Плохая жена хорошего мужа
Реализм в кризисе
Писатель-неудачник занимается сексом с сотрудницей издательства. Потом они встречаются, он пишет о ней рассказ, после чего получает гневную отповедь, а спустя год читает о себе книгу-исповедь той самой сотрудницы – которая, конечно, становится популярнее опусов самого беллетриста.
Супруги возвращаются с отдыха домой, в самолете с улыбками общаются, а потом выясняется, что у жены есть плохо скрываемый любовник.
По приглашению знакомого девушка попадает на светский раут, где демонстрирует чиновникам и бизнесменам фото совершившей самосожжение нижегородской журналистки Ирины Славиной. Бомонд остается не впечатлен, девушка в шикарном платье возвращается домой и плачет.
Девушка-режиссер снимает фильм о наркозависимом партнере и завоевывает фестивальные премии, тем временем партнер совершает суицид, но мало кто о нем вспоминает.

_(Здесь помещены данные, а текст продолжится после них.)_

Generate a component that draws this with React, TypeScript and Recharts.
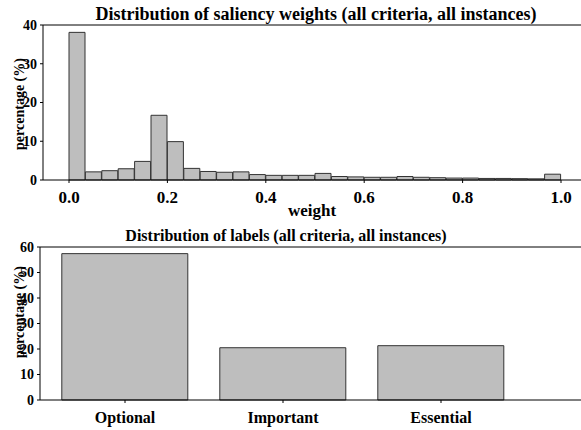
import { BarChart, Bar, XAxis, YAxis, ReferenceLine, Label } from "recharts";

// Share of saliency weights per bin (30 equal bins over [0, 1]), in %
const weightShare = [
  38.1, 2.1, 2.4, 2.9, 4.8, 16.7, 9.9, 3.0, 2.2, 2.0,
  2.1, 1.4, 1.2, 1.2, 1.2, 1.7, 0.9, 0.8, 0.7, 0.7,
  0.9, 0.7, 0.6, 0.5, 0.5, 0.4, 0.4, 0.35, 0.3, 1.5,
];
const binWidth = 1 / weightShare.length;
const weightTicks = [0, 0.2, 0.4, 0.6, 0.8, 1.0];
const weightPctTicks = [0, 10, 20, 30, 40];

const labelNames = ["Optional", "Important", "Essential"];
const labelShare = [57.4, 20.5, 21.3];
const labelPctTicks = [0, 10, 20, 30, 40, 50, 60];

const FONT = "Liberation Serif, DejaVu Serif, serif";
const FILL = "#bebebe";
const EDGE = "#333333";

// bars sit at the centre of each bin on a numeric weight axis
const weightData = weightShare.map((pct, i) => ({
  weight: (i + 0.5) * binWidth,
  pct,
}));
const labelData = labelNames.map((name, i) => ({ name, pct: labelShare[i] }));

const tickStyle = { fill: "#000", fontFamily: FONT, fontWeight: "bold", fontSize: 14 };

function PctLabel({ cx, cy }: any) {
  return (
    <text
      x={cx}
      y={cy}
      transform={`rotate(-90 ${cx} ${cy})`}
      textAnchor="middle"
      dominantBaseline="central"
      fontFamily={FONT}
      fontWeight="bold"
      fontSize={14}
      fill="#000"
    >
      percentage (%)
    </text>
  );
}

export default function App() {
  return (
    <div
      style={{
        position: "absolute",
        left: 0,
        top: 0,
        width: 581,
        height: 430,
        background: "#fff",
      }}
    >
      <div style={{ position: "absolute", left: 0, top: 0 }}>
        <BarChart
          width={581}
          height={220}
          data={weightData}
          margin={{ top: 25, right: 0, left: 0, bottom: 0 }}
          barCategoryGap={0}
        >
          <XAxis
            dataKey="weight"
            type="number"
            domain={[0, 1]}
            ticks={weightTicks}
            tickFormatter={(v: number) => v.toFixed(1)}
            padding={{ left: 26, right: 20 }}
            height={40}
            stroke="#000"
            tickSize={3}
            tickMargin={8}
            tick={{ ...tickStyle, fontSize: 17 }}
          >
            <Label
              value="weight"
              position="insideBottom"
              offset={4}
              style={{ fontFamily: FONT, fontWeight: "bold", fontSize: 17, fill: "#000" }}
            />
          </XAxis>
          <YAxis
            width={43}
            domain={[0, 40]}
            ticks={weightPctTicks}
            stroke="#000"
            tickSize={3}
            tickMargin={3}
            tick={tickStyle}
            label={<PctLabel cx={19} cy={104} />}
          />
          <ReferenceLine y={40} stroke="#000" />
          <Bar
            dataKey="pct"
            fill={FILL}
            stroke={EDGE}
            strokeWidth={1}
            isAnimationActive={false}
          />
        </BarChart>
      </div>

      <div style={{ position: "absolute", left: 0, top: 220 }}>
        <BarChart
          width={581}
          height={210}
          data={labelData}
          margin={{ top: 27, right: 0, left: 0, bottom: 0 }}
          barCategoryGap="10%"
        >
          <XAxis
            dataKey="name"
            padding={{ left: 6, right: 61 }}
            height={30}
            stroke="#000"
            tickSize={3}
            tickMargin={9}
            tick={{ ...tickStyle, fontSize: 16 }}
          />
          <YAxis
            width={40}
            domain={[0, 60]}
            ticks={labelPctTicks}
            stroke="#000"
            tickSize={3}
            tickMargin={3}
            tick={tickStyle}
            label={<PctLabel cx={19} cy={92} />}
          />
          <ReferenceLine y={60} stroke="#000" />
          <Bar
            dataKey="pct"
            fill={FILL}
            stroke={EDGE}
            strokeWidth={1}
            isAnimationActive={false}
          />
        </BarChart>
      </div>

      <svg
        width={581}
        height={430}
        style={{ position: "absolute", left: 0, top: 0, pointerEvents: "none" }}
      >
        <text
          x={316}
          y={20}
          textAnchor="middle"
          fontFamily={FONT}
          fontWeight="bold"
          fontSize={18}
          fill="#000"
        >
          Distribution of saliency weights (all criteria, all instances)
        </text>
        <text
          x={286}
          y={241}
          textAnchor="middle"
          fontFamily={FONT}
          fontWeight="bold"
          fontSize={16}
          fill="#000"
        >
          Distribution of labels (all criteria, all instances)
        </text>
      </svg>
    </div>
  );
}
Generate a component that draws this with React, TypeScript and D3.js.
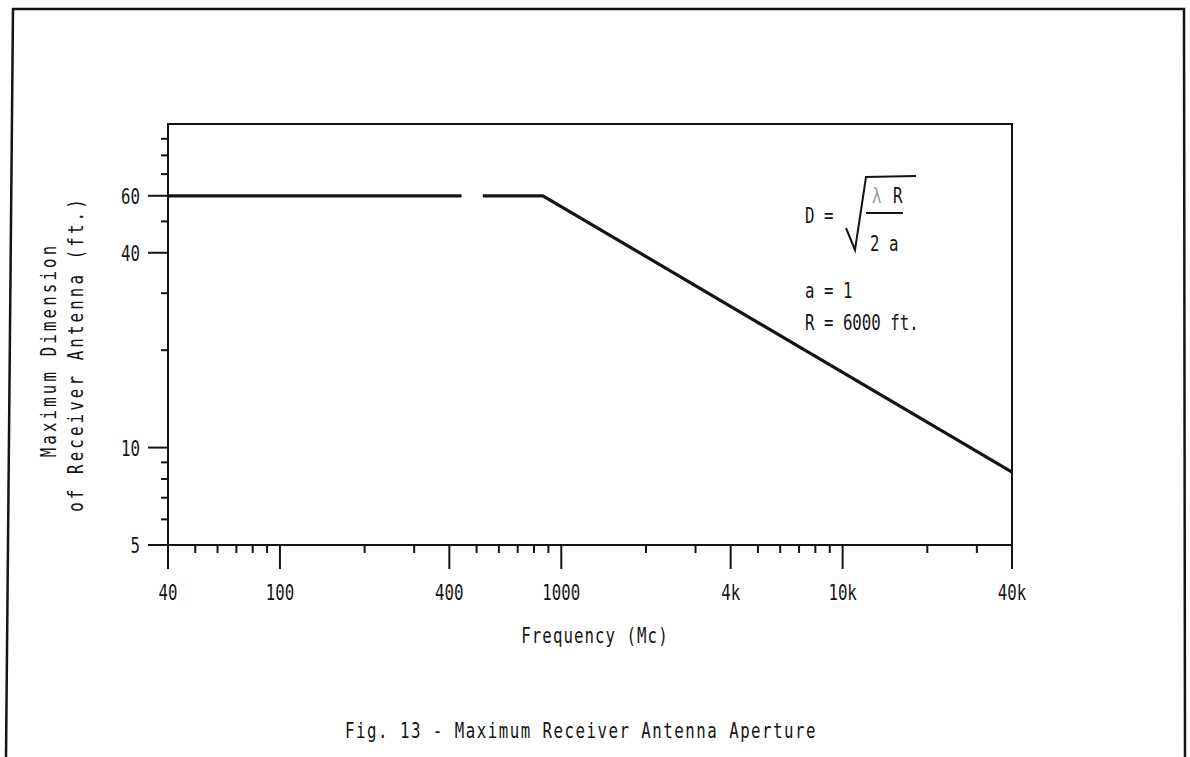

В заботах о своем инстаграме и ребенке девушка ожидает приезда любовника и обнаруживает в чулане мышь. Мышь преследует ее на протяжении всего рассказа и оказывается тем единственным, что связывает девушку с реальным миром, а не образом плохой/хорошей жены.
Привычные для Снегирева темы (роль творца, судьба женщины в России) повторяются в этом сборнике рассказов, при этом щедро приправленные современностью: тут и о реальности соцсетей, когда инстаграм-лента важнее окружающего мира; и о феминитивах, которые то ли нужны, то ли нет; и о противопоставлении столичных «хипстеров» и простых людей глубинки и…
Да, если вы поймали себя на мысли «вот это душнилово», то вы не одиноки. Какие-то из этих тем были актуальны лет десять-пятнадцать назад, когда было модно посмеиваться над новыми российскими яппи и культурой гламура. В текстах тех лет была жизнь «ненастоящая», цифровая, и настоящая, та, где есть реальные ценности – любовь, вера, семья и так далее. Писатели как бы сами не замечали, что попадают в ту же ловушку, которую якобы разоблачали: они не спасали своих героев из плена симулякров, а создавали собственные.
С нынешними текстами Снегирева происходит то же самое, если не нечто худшее: ведь у тех же самых тем нет новизны, только внешний лоск. Да, история Ирины Славиной потрясла журналистское сообщество, но о бесчувственности правящего класса мы читаем с середины XIX века. Да, селфи и FOMO (fear-of-missing-out, «боязнь пропустить» – специфический невроз современности, когда пользователь социальной сети завидует друзьям, посещающим интересные места или мероприятия) – явления относительно новые, но технофобия и противопоставление технологических новинок и традиционных ценностей звучали интересно только во времена Неда Лудда. Сейчас же Снегирев, разоблачающий толпу зависимых от соцсетей, сам оказывается в сонме технофобов, которые посвящают тексты за текстами вреду соцсетей, не желая обратить внимание на их пользу или то, как они встраиваются в повседневную жизнь учителей, курьеров, стюардесс или фабричных рабочих.
При этом в осуждаемой роли всегда оказываются женщины. Женщина заботится о чем угодно, только не о детях, родителях, муже; женщина – скучающее существо, которое не заводит любовника только из-за временного увлечения религией, которое тоже пройдет. А что мужчины? А мужчины – обаятельные недотепы, которые сами ни в чем, конечно, не виноваты, а лишь винтики в руках манипулятивных супруг.
Тут, кажется, становится понятным, почему реализм как литературное направление оказался в кризисе и уступил место автофикшену. Реалистический писатель, думая, что воспроизводит реальность, на самом деле переносит на бумагу типы, которые существуют исключительно в его голове. В результате мир оказывается удивительно однотонным – еще не «чернушным», но куда-то в эту сторону палитры. А поскольку в колею попадаешь снова и снова, единственный выход из нее – описать то, что с тобой реально происходило. Как это сделал Карл Уве Кнаусгор после нескольких попыток написать реализм и мистику.
Снегирев же этого не делает, воспроизводя штамп о «России айфона» и «России шансона» с четким гендерным отпечатком с комичной прямотой. Этим текстам страшно не хватает самоиронии – если бы автор повесил на крючок белое пальто и хотя бы раз пристально вгляделся в зеркало или пролистал свой школьный дневник, возможно, рассказы получились бы живыми. Пока же «Плохая жена хорошего мужа» похожа на привет из 2010 года, тот тип литературы, который стучит башмаком по спинке кресла и настойчиво требует слова, хотя ничего нового сказать не способен.